Requirement:
Using the listing below, give again exactly the lines from the line with "Clone this chart in Chart.js." to the line with "175, 185, 195];", inclusive, without the pictures.

Materials provided:
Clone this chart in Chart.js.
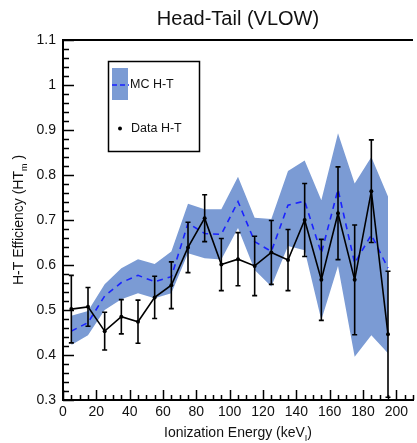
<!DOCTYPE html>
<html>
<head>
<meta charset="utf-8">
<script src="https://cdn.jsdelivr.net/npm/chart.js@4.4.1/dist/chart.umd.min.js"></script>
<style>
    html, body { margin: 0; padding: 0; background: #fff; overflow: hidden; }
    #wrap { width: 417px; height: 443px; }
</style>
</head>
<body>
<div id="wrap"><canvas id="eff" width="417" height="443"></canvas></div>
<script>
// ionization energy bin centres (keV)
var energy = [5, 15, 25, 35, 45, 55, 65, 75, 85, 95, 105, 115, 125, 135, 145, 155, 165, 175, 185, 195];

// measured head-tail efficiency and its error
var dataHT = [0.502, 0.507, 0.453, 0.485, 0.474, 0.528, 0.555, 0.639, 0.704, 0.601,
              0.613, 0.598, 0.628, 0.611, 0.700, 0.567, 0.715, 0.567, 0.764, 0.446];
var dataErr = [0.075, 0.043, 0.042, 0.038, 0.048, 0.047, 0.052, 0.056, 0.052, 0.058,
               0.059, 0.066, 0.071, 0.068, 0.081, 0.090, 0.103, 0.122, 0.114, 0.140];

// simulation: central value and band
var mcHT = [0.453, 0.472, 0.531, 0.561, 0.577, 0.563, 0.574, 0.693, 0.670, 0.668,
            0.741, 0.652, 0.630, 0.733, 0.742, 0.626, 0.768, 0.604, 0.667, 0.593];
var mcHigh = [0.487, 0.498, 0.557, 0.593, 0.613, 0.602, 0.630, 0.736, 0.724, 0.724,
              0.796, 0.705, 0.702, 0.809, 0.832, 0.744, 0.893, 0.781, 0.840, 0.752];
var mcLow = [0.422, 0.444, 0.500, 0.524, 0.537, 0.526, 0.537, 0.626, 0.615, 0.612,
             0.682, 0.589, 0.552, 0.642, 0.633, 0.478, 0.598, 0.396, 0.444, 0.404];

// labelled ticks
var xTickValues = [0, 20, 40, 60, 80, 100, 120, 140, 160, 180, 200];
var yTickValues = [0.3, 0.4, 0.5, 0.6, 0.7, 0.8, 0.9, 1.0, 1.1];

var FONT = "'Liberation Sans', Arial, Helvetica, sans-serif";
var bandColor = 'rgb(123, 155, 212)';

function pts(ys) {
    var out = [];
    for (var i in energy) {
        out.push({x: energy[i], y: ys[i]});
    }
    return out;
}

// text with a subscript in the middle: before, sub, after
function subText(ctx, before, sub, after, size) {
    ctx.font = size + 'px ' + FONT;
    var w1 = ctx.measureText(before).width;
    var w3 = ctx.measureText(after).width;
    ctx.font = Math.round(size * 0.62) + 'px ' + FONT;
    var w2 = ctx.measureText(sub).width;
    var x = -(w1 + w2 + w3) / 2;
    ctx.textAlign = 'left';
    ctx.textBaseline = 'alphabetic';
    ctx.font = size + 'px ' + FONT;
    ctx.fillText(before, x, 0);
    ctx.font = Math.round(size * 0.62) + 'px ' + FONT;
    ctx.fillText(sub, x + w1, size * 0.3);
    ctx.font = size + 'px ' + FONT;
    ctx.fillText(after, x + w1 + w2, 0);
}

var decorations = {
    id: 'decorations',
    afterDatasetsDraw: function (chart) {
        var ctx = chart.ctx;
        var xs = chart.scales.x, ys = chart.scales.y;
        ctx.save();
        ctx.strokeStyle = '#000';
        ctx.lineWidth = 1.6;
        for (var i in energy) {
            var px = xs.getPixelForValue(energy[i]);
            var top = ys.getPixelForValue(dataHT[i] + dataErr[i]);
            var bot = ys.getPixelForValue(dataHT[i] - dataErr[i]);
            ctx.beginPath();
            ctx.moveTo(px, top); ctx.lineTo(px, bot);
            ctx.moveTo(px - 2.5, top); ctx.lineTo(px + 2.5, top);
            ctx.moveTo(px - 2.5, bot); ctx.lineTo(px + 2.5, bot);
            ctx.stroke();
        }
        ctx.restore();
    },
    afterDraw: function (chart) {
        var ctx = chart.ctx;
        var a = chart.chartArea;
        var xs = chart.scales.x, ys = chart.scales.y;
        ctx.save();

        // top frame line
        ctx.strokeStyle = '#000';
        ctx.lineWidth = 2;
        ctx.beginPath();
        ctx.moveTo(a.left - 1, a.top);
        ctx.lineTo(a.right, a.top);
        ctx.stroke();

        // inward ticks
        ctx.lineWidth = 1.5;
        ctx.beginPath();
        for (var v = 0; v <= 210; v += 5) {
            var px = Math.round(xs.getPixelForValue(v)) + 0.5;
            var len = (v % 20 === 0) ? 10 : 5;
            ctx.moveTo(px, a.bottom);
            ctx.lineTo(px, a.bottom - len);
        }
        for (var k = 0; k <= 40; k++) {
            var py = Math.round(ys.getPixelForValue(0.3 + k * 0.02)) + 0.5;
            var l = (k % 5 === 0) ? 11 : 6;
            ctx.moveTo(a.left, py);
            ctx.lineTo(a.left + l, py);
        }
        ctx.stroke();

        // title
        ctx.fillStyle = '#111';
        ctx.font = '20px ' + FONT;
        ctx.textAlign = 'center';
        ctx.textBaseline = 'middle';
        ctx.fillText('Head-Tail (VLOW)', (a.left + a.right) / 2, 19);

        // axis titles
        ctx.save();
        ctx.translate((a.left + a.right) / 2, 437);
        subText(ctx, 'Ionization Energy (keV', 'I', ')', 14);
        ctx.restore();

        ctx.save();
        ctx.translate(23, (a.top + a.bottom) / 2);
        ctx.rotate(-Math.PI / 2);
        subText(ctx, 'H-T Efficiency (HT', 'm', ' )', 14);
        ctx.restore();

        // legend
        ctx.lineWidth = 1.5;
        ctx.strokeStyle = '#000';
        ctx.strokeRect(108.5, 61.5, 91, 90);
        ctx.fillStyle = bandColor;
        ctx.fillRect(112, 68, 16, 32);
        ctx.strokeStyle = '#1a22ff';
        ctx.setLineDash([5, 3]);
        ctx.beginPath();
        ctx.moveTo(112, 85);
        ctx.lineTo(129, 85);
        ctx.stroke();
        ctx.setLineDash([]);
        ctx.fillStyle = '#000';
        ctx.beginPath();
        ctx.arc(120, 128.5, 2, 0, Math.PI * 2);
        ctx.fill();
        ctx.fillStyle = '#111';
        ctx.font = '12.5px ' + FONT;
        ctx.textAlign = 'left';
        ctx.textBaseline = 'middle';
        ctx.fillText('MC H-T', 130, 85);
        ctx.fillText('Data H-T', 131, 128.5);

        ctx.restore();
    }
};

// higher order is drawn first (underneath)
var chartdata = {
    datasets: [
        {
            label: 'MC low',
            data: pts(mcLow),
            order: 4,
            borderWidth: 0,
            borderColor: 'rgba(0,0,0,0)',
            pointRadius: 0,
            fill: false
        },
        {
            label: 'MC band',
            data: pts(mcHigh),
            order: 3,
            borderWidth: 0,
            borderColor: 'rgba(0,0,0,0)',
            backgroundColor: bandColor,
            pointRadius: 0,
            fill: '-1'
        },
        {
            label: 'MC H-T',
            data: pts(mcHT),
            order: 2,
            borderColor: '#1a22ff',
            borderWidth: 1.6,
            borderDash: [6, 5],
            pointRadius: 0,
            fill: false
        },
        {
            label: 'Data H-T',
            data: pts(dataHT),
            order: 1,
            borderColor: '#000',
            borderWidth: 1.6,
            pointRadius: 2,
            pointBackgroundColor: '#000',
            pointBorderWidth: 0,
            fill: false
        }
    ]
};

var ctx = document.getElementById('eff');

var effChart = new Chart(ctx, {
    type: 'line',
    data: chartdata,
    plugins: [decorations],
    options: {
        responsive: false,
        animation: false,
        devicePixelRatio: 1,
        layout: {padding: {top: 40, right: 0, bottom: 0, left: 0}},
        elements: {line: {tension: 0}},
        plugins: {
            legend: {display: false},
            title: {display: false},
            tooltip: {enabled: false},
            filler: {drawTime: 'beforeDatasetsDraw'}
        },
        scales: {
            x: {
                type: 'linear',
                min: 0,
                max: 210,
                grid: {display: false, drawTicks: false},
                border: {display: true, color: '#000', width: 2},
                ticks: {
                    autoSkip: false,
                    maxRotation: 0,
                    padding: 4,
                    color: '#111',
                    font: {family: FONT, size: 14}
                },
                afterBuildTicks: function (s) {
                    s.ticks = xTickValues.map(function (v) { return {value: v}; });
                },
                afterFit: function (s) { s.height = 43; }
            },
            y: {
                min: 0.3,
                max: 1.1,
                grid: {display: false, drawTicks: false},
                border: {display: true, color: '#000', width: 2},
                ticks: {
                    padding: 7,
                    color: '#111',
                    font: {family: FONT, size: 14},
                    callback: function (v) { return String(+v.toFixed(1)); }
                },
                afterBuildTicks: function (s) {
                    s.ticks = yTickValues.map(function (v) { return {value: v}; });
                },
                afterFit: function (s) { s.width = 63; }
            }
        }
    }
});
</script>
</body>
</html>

==

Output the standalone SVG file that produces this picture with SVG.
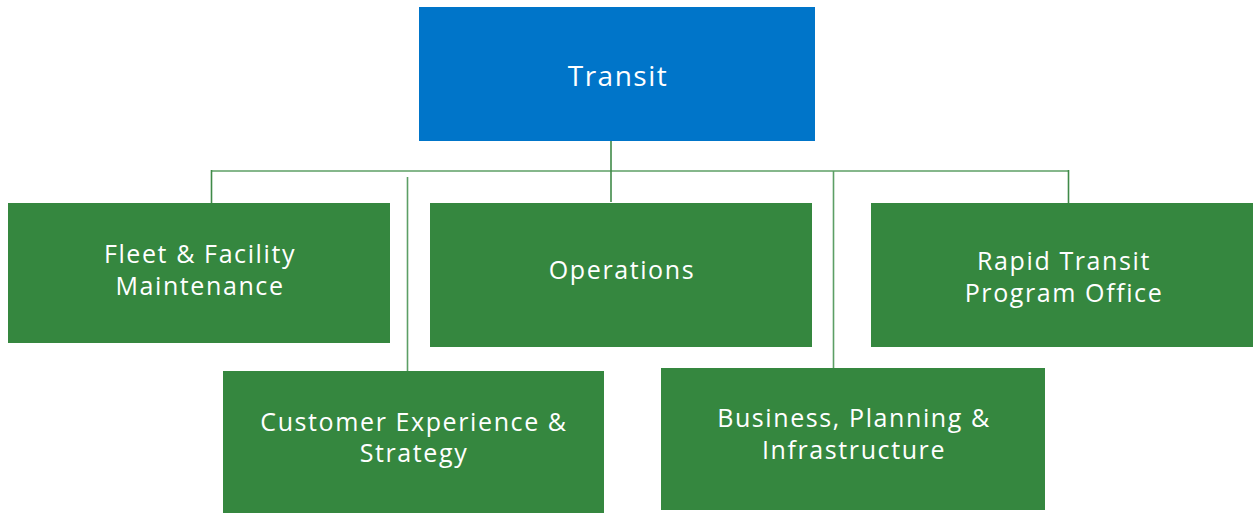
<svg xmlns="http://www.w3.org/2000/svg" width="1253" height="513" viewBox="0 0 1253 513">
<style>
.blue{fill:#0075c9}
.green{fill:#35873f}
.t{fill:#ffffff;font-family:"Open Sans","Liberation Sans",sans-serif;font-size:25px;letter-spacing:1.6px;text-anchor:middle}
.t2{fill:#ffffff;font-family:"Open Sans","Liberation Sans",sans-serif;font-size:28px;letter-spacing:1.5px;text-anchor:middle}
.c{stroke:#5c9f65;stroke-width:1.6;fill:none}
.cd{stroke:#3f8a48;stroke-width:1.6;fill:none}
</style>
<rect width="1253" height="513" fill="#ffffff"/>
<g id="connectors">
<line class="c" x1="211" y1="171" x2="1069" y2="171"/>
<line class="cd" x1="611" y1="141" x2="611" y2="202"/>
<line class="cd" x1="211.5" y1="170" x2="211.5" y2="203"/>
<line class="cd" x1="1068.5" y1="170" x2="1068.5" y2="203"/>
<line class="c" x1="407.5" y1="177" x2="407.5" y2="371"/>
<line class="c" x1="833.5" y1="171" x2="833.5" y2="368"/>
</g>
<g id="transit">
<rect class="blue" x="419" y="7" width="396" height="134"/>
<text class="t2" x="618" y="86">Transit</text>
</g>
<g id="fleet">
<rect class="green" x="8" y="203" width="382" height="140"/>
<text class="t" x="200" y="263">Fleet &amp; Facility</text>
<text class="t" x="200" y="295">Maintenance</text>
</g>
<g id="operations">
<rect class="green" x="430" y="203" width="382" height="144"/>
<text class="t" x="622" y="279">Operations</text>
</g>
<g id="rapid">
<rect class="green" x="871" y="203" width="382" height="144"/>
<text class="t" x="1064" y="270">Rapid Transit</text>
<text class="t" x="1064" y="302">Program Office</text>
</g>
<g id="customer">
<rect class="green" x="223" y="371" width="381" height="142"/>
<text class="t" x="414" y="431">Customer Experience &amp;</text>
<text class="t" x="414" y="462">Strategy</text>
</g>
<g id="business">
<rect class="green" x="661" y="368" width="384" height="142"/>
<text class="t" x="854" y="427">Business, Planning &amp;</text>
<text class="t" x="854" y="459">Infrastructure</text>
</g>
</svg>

...

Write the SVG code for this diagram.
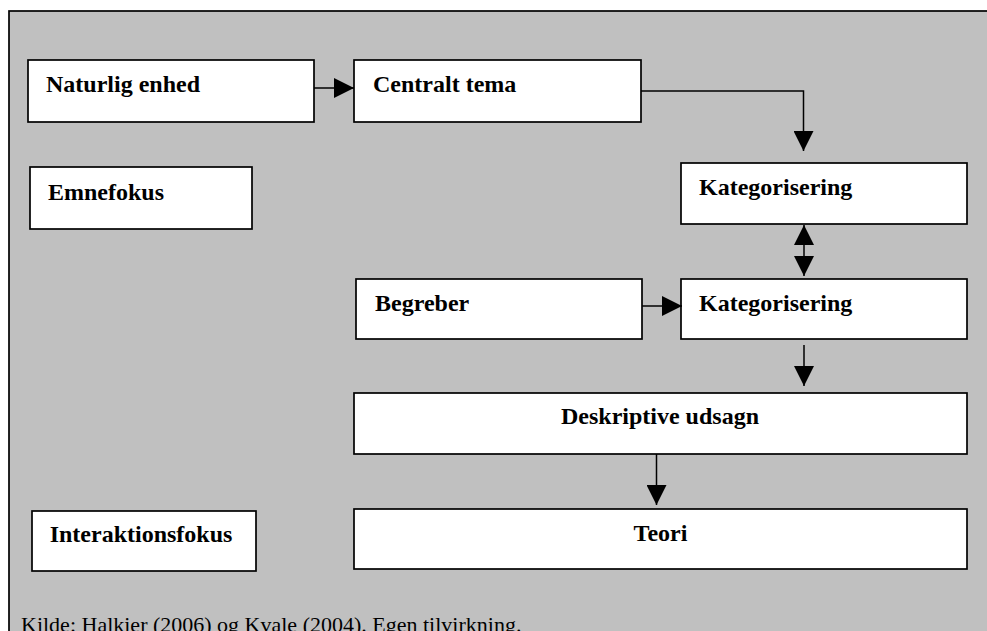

Final answer:
Clone this chart in Chart.js.
<!DOCTYPE html>
<html>
<head>
<meta charset="utf-8">
<script src="https://cdn.jsdelivr.net/npm/chart.js@4.4.1/dist/chart.umd.min.js"></script>
<style>
    html, body { margin: 0; padding: 0; background: #fff; overflow: hidden; }
    #wrap { width: 417px; height: 443px; }
</style>
</head>
<body>
<div id="wrap"><canvas id="eff" width="417" height="443"></canvas></div>
<script>
// ionization energy bin centres (keV)
var energy = [5, 15, 25, 35, 45, 55, 65, 75, 85, 95, 105, 115, 125, 135, 145, 155, 165, 175, 185, 195];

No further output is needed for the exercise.